Hoy con la modernidad de los relojes eléctricos, las ciudades se llenan de eso que yo llamo "árboles horarios", que por lo general funcionan bastante bien. Lo que sucede es que cuando los otros, los viejos en la altitud de los edificios transformaron su vida de cuerda en electricidad, son abandonados y se corta su suministro de vida, muchos lugares y sectores de la población, los recuerdan en el olvido que se han dejado.

Pongamos un ejemplo. El reloj de la antigua estación de Renfe. Ese colocado, desde hace muchos años, en un bello edificio que aguarda su incierto porvenir. Es una pena verlo cada día con sus agujas quietas, atestiguando su muerte e inactividad. En las actuales circunstancias no sé a quien correspondería ponerlo en marcha, si al Ayuntamiento o todavía a la propiedad ferroviaria. Pero las ciudades se embellecen con estos pequeños detalles y al ciudadano se le hace un favor, por muy cerca que se encuentre otro de sus modernos hermanos.

Recuerdo aquellos años en que los relojes en las torres de las iglesias eran famosos y concentraban la atención de los barrios cuando llegaban momentos especiales en sus vidas, como eran señalar las doce campanadas de la Nochevieja. Mi reloj predilecto fue siempre el de la Merced, que tenía su relojero propio (de la Diputación) y una conocida religiosa del Hospital Provincial, sacristana del templo y que cuidaba del reloj con mimo para que nunca dejara de funcionar y dar vida, más bien sonidos de campana, al barrio de la Vega. Ese reloj mercedario era el que mejor funcionaba en la ciudad. Era viejo, pero bueno. Los instaló a principio del siglo XX el Ayuntamiento a petición de un concejal, vecino del barrio, dueño de una conocida Fábrica de Jabones llamada La Sevillana, perteneciente a la para mí querida familia Pardo.

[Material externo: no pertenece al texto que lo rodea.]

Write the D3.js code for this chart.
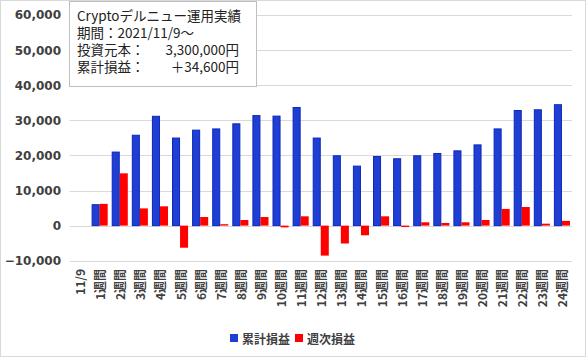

Solo en aquella Huelva antigua le ganaban a los relojes el aviso sonoro de la sirena de la Compañía de Tinto C, que a las 8 nos llamaba a todos al trabajo y a poner la ciudad en marcha.

El reloj que nos marca en verdad el paso de nuestra vida siempre es necesario y ello es que cuando más lo recordamos es cuando está parado. Como el de la antigua estación de Sevilla en la Avenida Italia. Solo con darle corriente eléctrica estaría todo solucionado. Por favor.